Records for the exercise >>

-- BEGIN --

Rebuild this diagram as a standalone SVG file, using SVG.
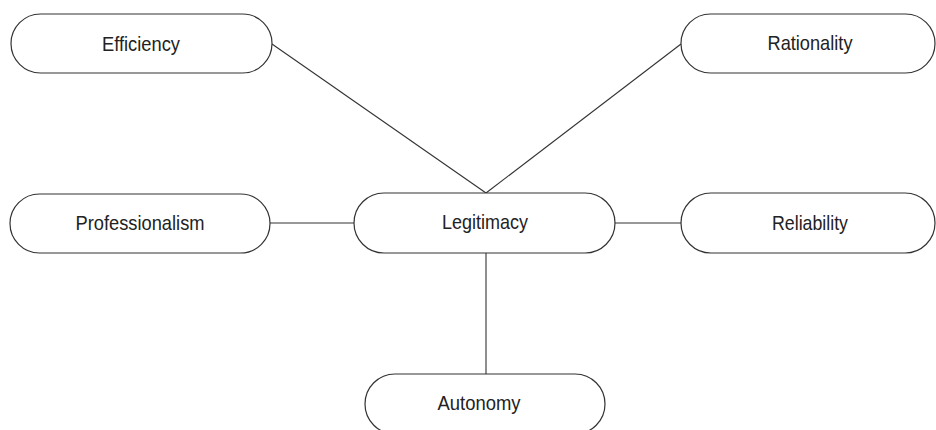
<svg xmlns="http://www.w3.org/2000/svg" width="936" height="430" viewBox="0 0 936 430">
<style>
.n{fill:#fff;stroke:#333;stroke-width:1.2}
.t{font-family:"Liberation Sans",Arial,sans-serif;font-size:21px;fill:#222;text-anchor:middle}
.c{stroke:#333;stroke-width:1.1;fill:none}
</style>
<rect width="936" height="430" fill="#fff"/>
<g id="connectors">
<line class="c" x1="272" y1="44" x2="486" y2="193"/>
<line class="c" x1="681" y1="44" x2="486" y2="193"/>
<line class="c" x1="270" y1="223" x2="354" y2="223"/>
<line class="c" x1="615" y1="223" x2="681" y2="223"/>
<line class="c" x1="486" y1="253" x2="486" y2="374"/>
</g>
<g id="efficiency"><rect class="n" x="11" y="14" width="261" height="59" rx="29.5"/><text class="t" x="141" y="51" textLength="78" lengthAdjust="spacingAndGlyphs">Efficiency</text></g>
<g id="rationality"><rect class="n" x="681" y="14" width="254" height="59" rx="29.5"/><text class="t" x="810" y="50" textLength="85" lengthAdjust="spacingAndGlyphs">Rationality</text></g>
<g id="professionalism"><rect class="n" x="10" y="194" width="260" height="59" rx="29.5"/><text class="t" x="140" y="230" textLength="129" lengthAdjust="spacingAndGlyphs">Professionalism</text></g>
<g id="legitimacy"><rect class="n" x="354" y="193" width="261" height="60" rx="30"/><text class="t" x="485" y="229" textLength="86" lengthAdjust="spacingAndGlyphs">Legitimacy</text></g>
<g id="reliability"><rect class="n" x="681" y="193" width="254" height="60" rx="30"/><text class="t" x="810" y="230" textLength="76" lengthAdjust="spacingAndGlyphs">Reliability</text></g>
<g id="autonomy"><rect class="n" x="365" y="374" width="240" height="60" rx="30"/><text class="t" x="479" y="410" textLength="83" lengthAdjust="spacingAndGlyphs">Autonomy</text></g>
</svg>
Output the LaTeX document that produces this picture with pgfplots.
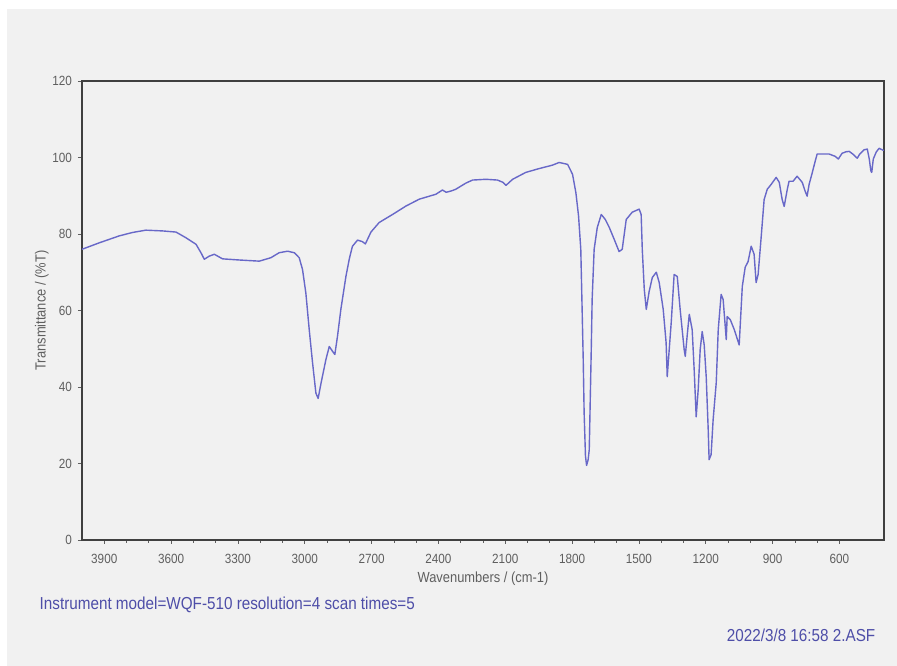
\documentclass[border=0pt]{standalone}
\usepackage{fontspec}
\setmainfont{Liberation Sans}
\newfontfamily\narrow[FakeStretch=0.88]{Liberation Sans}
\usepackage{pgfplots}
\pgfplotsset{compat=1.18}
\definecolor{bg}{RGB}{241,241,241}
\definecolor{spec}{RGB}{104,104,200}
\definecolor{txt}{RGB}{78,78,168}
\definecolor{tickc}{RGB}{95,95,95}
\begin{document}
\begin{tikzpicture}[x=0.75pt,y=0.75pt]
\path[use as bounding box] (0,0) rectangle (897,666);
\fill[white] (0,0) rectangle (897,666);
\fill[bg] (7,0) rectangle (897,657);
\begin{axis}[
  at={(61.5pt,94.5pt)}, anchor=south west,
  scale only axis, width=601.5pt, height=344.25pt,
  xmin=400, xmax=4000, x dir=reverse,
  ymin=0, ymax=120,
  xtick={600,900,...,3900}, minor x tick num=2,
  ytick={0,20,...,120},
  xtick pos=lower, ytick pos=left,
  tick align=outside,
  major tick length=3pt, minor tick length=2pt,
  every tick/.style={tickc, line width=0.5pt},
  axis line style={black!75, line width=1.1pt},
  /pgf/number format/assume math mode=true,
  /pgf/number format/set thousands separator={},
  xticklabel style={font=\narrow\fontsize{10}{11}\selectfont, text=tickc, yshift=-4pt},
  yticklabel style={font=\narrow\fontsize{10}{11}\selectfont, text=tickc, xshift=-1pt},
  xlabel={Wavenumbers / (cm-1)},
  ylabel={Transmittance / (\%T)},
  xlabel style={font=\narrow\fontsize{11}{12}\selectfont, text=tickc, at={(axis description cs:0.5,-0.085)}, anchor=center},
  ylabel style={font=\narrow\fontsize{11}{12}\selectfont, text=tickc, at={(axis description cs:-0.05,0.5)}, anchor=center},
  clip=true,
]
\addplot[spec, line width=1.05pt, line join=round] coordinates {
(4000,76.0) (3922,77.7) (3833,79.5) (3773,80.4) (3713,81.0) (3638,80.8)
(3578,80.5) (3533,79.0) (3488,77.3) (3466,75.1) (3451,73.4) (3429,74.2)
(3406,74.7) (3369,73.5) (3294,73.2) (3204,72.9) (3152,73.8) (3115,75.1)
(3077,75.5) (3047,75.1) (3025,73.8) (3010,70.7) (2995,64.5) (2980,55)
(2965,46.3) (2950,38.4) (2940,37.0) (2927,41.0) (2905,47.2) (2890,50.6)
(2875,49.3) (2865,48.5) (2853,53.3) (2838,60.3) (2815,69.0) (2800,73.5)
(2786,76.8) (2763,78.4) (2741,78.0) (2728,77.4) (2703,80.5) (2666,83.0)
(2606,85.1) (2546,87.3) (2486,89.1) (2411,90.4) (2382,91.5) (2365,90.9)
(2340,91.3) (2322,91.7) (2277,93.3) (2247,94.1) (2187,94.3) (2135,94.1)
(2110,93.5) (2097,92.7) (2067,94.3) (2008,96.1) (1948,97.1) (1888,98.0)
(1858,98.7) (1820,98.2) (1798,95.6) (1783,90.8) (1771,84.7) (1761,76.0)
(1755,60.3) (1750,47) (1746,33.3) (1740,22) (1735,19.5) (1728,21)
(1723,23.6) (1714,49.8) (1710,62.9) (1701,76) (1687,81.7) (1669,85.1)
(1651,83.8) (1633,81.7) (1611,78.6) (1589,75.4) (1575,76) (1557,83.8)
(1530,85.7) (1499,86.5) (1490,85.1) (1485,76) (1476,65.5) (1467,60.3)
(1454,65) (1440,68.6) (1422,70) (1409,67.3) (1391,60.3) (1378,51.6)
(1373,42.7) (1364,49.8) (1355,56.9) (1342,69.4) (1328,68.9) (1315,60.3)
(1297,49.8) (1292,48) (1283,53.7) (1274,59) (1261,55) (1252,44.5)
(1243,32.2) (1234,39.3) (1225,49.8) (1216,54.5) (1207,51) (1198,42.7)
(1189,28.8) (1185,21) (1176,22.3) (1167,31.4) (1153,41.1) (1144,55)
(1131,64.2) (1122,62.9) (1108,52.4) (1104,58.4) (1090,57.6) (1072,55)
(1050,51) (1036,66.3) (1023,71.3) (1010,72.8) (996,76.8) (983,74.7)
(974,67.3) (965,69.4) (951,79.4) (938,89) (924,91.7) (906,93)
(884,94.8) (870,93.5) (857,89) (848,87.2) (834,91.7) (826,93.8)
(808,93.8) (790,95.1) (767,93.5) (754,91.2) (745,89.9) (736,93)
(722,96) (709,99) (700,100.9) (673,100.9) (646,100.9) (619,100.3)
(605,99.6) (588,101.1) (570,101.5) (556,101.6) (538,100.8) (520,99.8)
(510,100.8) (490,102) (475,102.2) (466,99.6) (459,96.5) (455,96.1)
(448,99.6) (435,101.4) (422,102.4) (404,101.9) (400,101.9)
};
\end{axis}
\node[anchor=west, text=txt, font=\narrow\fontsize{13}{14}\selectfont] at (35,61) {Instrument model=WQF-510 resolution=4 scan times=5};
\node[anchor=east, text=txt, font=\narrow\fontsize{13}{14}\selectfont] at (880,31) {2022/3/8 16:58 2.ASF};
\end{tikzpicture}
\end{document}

-- END --

Written request >> Return each line exactly as written. Any picture gets left out.

Answer in full >>
Rebuild this diagram as a standalone SVG file, using SVG.
<svg xmlns="http://www.w3.org/2000/svg" width="936" height="430" viewBox="0 0 936 430">
<style>
.n{fill:#fff;stroke:#333;stroke-width:1.2}
.t{font-family:"Liberation Sans",Arial,sans-serif;font-size:21px;fill:#222;text-anchor:middle}
.c{stroke:#333;stroke-width:1.1;fill:none}
</style>
<rect width="936" height="430" fill="#fff"/>
<g id="connectors">
<line class="c" x1="272" y1="44" x2="486" y2="193"/>
<line class="c" x1="681" y1="44" x2="486" y2="193"/>
<line class="c" x1="270" y1="223" x2="354" y2="223"/>
<line class="c" x1="615" y1="223" x2="681" y2="223"/>
<line class="c" x1="486" y1="253" x2="486" y2="374"/>
</g>
<g id="efficiency"><rect class="n" x="11" y="14" width="261" height="59" rx="29.5"/><text class="t" x="141" y="51" textLength="78" lengthAdjust="spacingAndGlyphs">Efficiency</text></g>
<g id="rationality"><rect class="n" x="681" y="14" width="254" height="59" rx="29.5"/><text class="t" x="810" y="50" textLength="85" lengthAdjust="spacingAndGlyphs">Rationality</text></g>
<g id="professionalism"><rect class="n" x="10" y="194" width="260" height="59" rx="29.5"/><text class="t" x="140" y="230" textLength="129" lengthAdjust="spacingAndGlyphs">Professionalism</text></g>
<g id="legitimacy"><rect class="n" x="354" y="193" width="261" height="60" rx="30"/><text class="t" x="485" y="229" textLength="86" lengthAdjust="spacingAndGlyphs">Legitimacy</text></g>
<g id="reliability"><rect class="n" x="681" y="193" width="254" height="60" rx="30"/><text class="t" x="810" y="230" textLength="76" lengthAdjust="spacingAndGlyphs">Reliability</text></g>
<g id="autonomy"><rect class="n" x="365" y="374" width="240" height="60" rx="30"/><text class="t" x="479" y="410" textLength="83" lengthAdjust="spacingAndGlyphs">Autonomy</text></g>
</svg>
Output the LaTeX document that produces this picture with pgfplots.
\documentclass[border=0pt]{standalone}
\usepackage{fontspec}
\setmainfont{Liberation Sans}
\newfontfamily\narrow[FakeStretch=0.88]{Liberation Sans}
\usepackage{pgfplots}
\pgfplotsset{compat=1.18}
\definecolor{bg}{RGB}{241,241,241}
\definecolor{spec}{RGB}{104,104,200}
\definecolor{txt}{RGB}{78,78,168}
\definecolor{tickc}{RGB}{95,95,95}
\begin{document}
\begin{tikzpicture}[x=0.75pt,y=0.75pt]
\path[use as bounding box] (0,0) rectangle (897,666);
\fill[white] (0,0) rectangle (897,666);
\fill[bg] (7,0) rectangle (897,657);
\begin{axis}[
  at={(61.5pt,94.5pt)}, anchor=south west,
  scale only axis, width=601.5pt, height=344.25pt,
  xmin=400, xmax=4000, x dir=reverse,
  ymin=0, ymax=120,
  xtick={600,900,...,3900}, minor x tick num=2,
  ytick={0,20,...,120},
  xtick pos=lower, ytick pos=left,
  tick align=outside,
  major tick length=3pt, minor tick length=2pt,
  every tick/.style={tickc, line width=0.5pt},
  axis line style={black!75, line width=1.1pt},
  /pgf/number format/assume math mode=true,
  /pgf/number format/set thousands separator={},
  xticklabel style={font=\narrow\fontsize{10}{11}\selectfont, text=tickc, yshift=-4pt},
  yticklabel style={font=\narrow\fontsize{10}{11}\selectfont, text=tickc, xshift=-1pt},
  xlabel={Wavenumbers / (cm-1)},
  ylabel={Transmittance / (\%T)},
  xlabel style={font=\narrow\fontsize{11}{12}\selectfont, text=tickc, at={(axis description cs:0.5,-0.085)}, anchor=center},
  ylabel style={font=\narrow\fontsize{11}{12}\selectfont, text=tickc, at={(axis description cs:-0.05,0.5)}, anchor=center},
  clip=true,
]
\addplot[spec, line width=1.05pt, line join=round] coordinates {
(4000,76.0) (3922,77.7) (3833,79.5) (3773,80.4) (3713,81.0) (3638,80.8)
(3578,80.5) (3533,79.0) (3488,77.3) (3466,75.1) (3451,73.4) (3429,74.2)
(3406,74.7) (3369,73.5) (3294,73.2) (3204,72.9) (3152,73.8) (3115,75.1)
(3077,75.5) (3047,75.1) (3025,73.8) (3010,70.7) (2995,64.5) (2980,55)
(2965,46.3) (2950,38.4) (2940,37.0) (2927,41.0) (2905,47.2) (2890,50.6)
(2875,49.3) (2865,48.5) (2853,53.3) (2838,60.3) (2815,69.0) (2800,73.5)
(2786,76.8) (2763,78.4) (2741,78.0) (2728,77.4) (2703,80.5) (2666,83.0)
(2606,85.1) (2546,87.3) (2486,89.1) (2411,90.4) (2382,91.5) (2365,90.9)
(2340,91.3) (2322,91.7) (2277,93.3) (2247,94.1) (2187,94.3) (2135,94.1)
(2110,93.5) (2097,92.7) (2067,94.3) (2008,96.1) (1948,97.1) (1888,98.0)
(1858,98.7) (1820,98.2) (1798,95.6) (1783,90.8) (1771,84.7) (1761,76.0)
(1755,60.3) (1750,47) (1746,33.3) (1740,22) (1735,19.5) (1728,21)
(1723,23.6) (1714,49.8) (1710,62.9) (1701,76) (1687,81.7) (1669,85.1)
(1651,83.8) (1633,81.7) (1611,78.6) (1589,75.4) (1575,76) (1557,83.8)
(1530,85.7) (1499,86.5) (1490,85.1) (1485,76) (1476,65.5) (1467,60.3)
(1454,65) (1440,68.6) (1422,70) (1409,67.3) (1391,60.3) (1378,51.6)
(1373,42.7) (1364,49.8) (1355,56.9) (1342,69.4) (1328,68.9) (1315,60.3)
(1297,49.8) (1292,48) (1283,53.7) (1274,59) (1261,55) (1252,44.5)
(1243,32.2) (1234,39.3) (1225,49.8) (1216,54.5) (1207,51) (1198,42.7)
(1189,28.8) (1185,21) (1176,22.3) (1167,31.4) (1153,41.1) (1144,55)
(1131,64.2) (1122,62.9) (1108,52.4) (1104,58.4) (1090,57.6) (1072,55)
(1050,51) (1036,66.3) (1023,71.3) (1010,72.8) (996,76.8) (983,74.7)
(974,67.3) (965,69.4) (951,79.4) (938,89) (924,91.7) (906,93)
(884,94.8) (870,93.5) (857,89) (848,87.2) (834,91.7) (826,93.8)
(808,93.8) (790,95.1) (767,93.5) (754,91.2) (745,89.9) (736,93)
(722,96) (709,99) (700,100.9) (673,100.9) (646,100.9) (619,100.3)
(605,99.6) (588,101.1) (570,101.5) (556,101.6) (538,100.8) (520,99.8)
(510,100.8) (490,102) (475,102.2) (466,99.6) (459,96.5) (455,96.1)
(448,99.6) (435,101.4) (422,102.4) (404,101.9) (400,101.9)
};
\end{axis}
\node[anchor=west, text=txt, font=\narrow\fontsize{13}{14}\selectfont] at (35,61) {Instrument model=WQF-510 resolution=4 scan times=5};
\node[anchor=east, text=txt, font=\narrow\fontsize{13}{14}\selectfont] at (880,31) {2022/3/8 16:58 2.ASF};
\end{tikzpicture}
\end{document}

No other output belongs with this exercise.